Entries with chart source code:
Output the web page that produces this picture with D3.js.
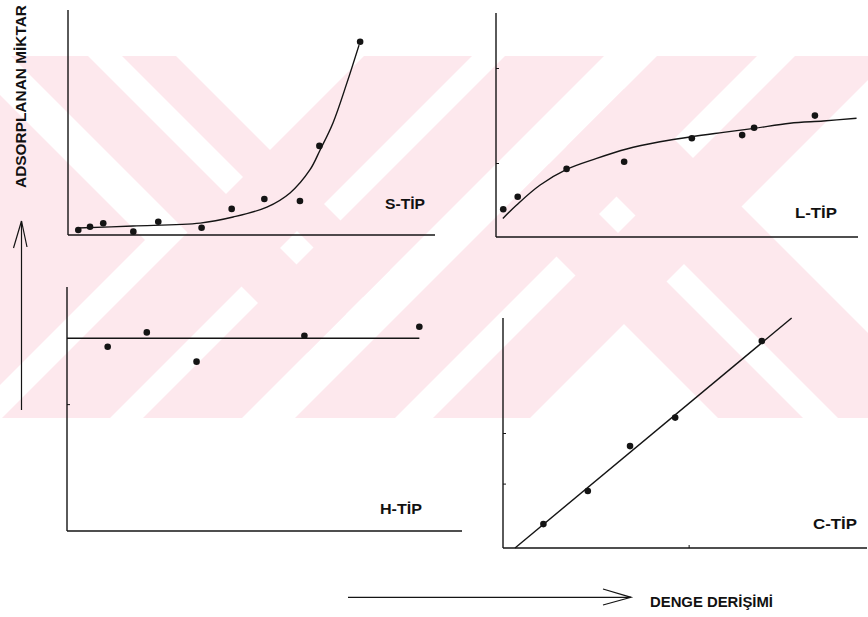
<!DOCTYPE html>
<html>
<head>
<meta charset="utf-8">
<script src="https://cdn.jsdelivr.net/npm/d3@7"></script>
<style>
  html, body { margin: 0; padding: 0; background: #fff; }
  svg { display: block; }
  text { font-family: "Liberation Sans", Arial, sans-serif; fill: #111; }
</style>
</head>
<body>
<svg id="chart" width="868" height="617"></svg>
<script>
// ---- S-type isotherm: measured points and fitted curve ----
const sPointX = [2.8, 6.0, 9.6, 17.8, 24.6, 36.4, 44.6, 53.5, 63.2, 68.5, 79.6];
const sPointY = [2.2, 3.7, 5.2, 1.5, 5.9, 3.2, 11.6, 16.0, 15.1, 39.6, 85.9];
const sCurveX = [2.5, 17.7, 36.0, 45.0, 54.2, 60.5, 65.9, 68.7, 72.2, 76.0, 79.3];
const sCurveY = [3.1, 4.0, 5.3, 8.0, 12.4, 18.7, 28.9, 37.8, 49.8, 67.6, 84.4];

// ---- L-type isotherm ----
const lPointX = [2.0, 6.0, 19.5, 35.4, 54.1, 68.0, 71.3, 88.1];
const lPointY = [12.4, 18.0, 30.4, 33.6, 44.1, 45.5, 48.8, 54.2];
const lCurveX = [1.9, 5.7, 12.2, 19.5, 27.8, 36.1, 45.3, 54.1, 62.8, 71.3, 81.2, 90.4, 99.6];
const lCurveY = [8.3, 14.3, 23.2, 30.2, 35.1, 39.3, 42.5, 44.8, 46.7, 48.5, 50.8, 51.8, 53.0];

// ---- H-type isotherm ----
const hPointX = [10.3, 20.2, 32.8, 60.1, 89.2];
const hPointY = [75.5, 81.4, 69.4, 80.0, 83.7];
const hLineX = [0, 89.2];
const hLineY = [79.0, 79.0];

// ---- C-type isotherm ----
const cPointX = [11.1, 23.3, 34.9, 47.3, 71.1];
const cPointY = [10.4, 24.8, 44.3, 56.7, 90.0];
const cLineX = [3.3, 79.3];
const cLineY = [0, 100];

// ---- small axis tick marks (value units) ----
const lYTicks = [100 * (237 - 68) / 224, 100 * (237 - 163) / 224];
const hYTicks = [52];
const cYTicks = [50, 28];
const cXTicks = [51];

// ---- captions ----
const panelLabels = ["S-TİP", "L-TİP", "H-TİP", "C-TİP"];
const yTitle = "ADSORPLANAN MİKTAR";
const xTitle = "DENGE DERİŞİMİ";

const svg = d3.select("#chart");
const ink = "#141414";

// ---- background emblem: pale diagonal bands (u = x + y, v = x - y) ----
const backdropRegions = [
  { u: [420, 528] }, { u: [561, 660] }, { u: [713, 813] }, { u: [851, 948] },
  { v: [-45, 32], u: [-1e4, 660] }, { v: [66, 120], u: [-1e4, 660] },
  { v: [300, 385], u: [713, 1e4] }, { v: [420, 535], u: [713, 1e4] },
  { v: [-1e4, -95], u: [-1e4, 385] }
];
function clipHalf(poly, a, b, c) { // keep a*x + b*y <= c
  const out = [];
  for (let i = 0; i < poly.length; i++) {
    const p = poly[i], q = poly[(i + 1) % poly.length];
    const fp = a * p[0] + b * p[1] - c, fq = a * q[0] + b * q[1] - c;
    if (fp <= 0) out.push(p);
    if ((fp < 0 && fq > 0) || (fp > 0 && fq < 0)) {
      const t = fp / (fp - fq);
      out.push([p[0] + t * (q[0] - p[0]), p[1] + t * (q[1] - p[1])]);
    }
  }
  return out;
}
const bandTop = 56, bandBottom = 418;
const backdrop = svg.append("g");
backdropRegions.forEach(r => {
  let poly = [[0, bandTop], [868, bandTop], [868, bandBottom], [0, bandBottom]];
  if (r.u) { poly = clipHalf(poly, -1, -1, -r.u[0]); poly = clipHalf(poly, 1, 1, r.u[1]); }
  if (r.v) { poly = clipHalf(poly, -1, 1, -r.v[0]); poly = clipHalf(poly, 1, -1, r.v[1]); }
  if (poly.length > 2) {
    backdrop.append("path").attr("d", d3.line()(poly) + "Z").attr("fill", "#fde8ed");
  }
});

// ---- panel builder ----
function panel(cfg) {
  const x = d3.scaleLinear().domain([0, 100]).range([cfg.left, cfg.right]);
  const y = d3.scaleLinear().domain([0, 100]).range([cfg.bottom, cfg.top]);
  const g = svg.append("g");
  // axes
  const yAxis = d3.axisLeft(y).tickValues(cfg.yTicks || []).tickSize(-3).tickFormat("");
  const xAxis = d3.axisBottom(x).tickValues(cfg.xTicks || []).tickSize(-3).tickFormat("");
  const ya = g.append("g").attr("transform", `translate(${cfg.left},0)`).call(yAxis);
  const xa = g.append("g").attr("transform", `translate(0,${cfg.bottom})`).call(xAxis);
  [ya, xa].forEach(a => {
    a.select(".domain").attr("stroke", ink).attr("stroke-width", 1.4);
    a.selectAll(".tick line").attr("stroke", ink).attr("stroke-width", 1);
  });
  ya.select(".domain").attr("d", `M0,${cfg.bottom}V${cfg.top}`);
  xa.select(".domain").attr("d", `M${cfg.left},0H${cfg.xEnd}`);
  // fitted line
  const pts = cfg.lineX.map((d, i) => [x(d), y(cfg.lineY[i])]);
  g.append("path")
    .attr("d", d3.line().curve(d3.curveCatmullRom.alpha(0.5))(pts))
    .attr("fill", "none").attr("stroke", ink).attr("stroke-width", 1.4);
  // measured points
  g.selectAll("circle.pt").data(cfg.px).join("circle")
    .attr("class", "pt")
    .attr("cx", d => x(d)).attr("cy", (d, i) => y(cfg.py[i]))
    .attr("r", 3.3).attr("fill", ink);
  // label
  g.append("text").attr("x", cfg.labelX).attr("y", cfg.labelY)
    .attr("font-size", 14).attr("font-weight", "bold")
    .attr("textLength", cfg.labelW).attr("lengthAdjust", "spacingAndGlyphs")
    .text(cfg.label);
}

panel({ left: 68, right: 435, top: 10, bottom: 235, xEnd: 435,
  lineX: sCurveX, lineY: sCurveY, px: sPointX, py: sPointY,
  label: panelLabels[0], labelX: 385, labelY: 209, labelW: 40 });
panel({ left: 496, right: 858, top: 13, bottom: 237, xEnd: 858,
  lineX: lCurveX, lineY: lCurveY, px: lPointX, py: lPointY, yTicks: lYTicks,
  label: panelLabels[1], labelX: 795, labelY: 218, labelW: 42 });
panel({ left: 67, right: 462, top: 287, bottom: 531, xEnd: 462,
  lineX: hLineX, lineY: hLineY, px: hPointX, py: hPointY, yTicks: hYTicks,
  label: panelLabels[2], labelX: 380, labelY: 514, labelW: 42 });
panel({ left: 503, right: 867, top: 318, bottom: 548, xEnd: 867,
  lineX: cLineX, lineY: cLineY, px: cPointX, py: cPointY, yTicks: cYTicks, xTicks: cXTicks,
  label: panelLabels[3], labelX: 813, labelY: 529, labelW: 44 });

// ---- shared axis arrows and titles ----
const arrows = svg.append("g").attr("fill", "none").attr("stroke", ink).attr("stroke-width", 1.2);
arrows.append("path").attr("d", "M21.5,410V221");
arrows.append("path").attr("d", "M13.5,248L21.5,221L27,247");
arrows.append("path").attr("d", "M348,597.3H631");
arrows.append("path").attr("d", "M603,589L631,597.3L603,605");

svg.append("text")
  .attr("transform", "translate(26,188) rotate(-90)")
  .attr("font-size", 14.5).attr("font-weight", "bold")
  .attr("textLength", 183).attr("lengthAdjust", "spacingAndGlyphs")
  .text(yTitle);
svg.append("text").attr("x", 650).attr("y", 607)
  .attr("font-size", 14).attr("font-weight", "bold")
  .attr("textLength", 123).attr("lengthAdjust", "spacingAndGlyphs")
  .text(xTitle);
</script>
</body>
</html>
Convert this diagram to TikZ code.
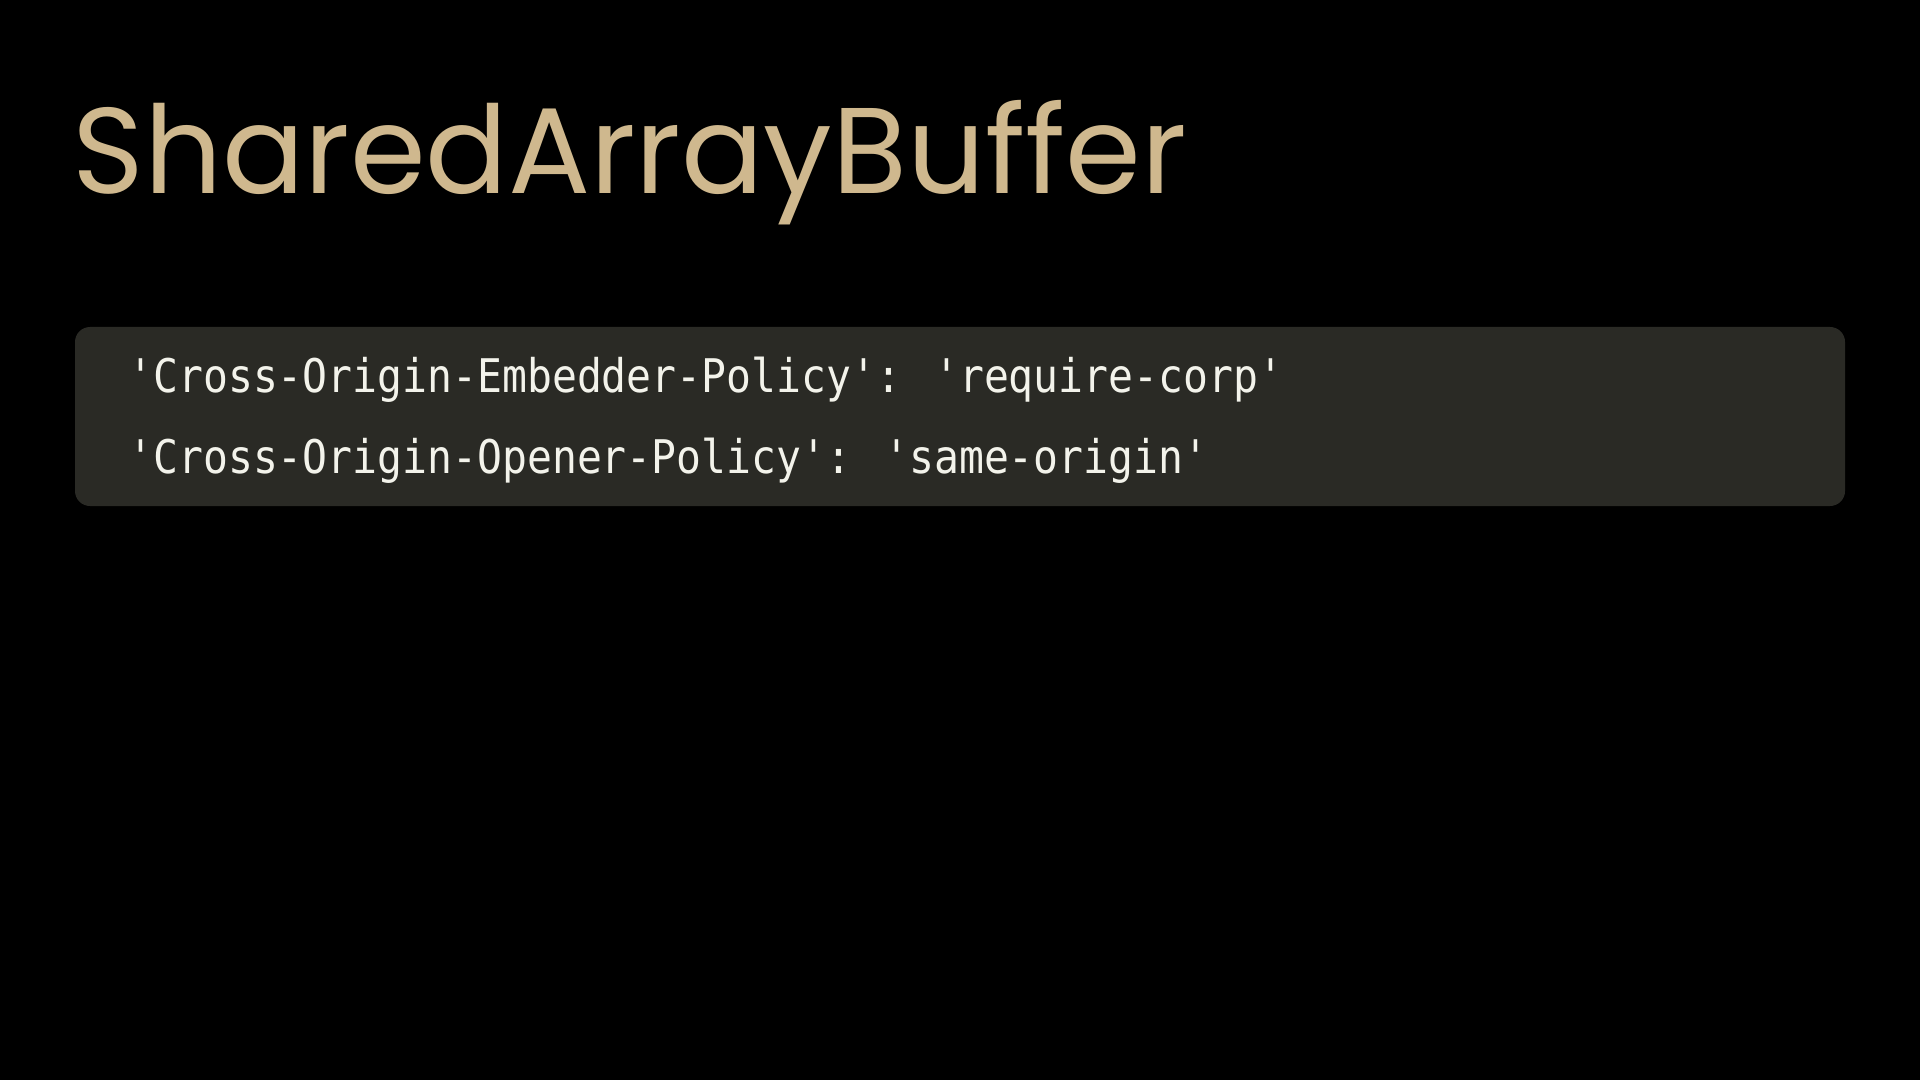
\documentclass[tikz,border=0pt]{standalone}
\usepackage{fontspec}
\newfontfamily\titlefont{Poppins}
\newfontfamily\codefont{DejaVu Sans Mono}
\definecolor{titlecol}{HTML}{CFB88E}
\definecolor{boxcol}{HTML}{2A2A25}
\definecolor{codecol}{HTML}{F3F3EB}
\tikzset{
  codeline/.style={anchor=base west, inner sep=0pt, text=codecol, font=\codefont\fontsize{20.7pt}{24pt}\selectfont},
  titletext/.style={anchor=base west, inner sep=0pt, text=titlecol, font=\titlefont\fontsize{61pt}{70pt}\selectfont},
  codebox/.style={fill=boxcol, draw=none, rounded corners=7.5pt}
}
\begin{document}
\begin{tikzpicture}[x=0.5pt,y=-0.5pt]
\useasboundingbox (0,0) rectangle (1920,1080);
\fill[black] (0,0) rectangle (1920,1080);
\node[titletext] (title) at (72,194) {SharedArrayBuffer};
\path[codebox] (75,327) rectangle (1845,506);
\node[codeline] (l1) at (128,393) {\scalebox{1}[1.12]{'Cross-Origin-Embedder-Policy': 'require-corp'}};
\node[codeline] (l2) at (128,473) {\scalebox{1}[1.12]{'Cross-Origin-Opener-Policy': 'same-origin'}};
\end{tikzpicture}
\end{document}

• **AIM OF THE EXERCISE**: Leave out all pictures and retype precisely the lines that run from the line containing "Convert this diagram to TikZ code." to the last line of the records.

• **RESPONSE TO THE TASK**:
Convert this diagram to TikZ code.
\documentclass[tikz,border=0pt]{standalone}
\usepackage{fontspec}
\newfontfamily\titlefont{Poppins}
\newfontfamily\codefont{DejaVu Sans Mono}
\definecolor{titlecol}{HTML}{CFB88E}
\definecolor{boxcol}{HTML}{2A2A25}
\definecolor{codecol}{HTML}{F3F3EB}
\tikzset{
  codeline/.style={anchor=base west, inner sep=0pt, text=codecol, font=\codefont\fontsize{20.7pt}{24pt}\selectfont},
  titletext/.style={anchor=base west, inner sep=0pt, text=titlecol, font=\titlefont\fontsize{61pt}{70pt}\selectfont},
  codebox/.style={fill=boxcol, draw=none, rounded corners=7.5pt}
}
\begin{document}
\begin{tikzpicture}[x=0.5pt,y=-0.5pt]
\useasboundingbox (0,0) rectangle (1920,1080);
\fill[black] (0,0) rectangle (1920,1080);
\node[titletext] (title) at (72,194) {SharedArrayBuffer};
\path[codebox] (75,327) rectangle (1845,506);
\node[codeline] (l1) at (128,393) {\scalebox{1}[1.12]{'Cross-Origin-Embedder-Policy': 'require-corp'}};
\node[codeline] (l2) at (128,473) {\scalebox{1}[1.12]{'Cross-Origin-Opener-Policy': 'same-origin'}};
\end{tikzpicture}
\end{document}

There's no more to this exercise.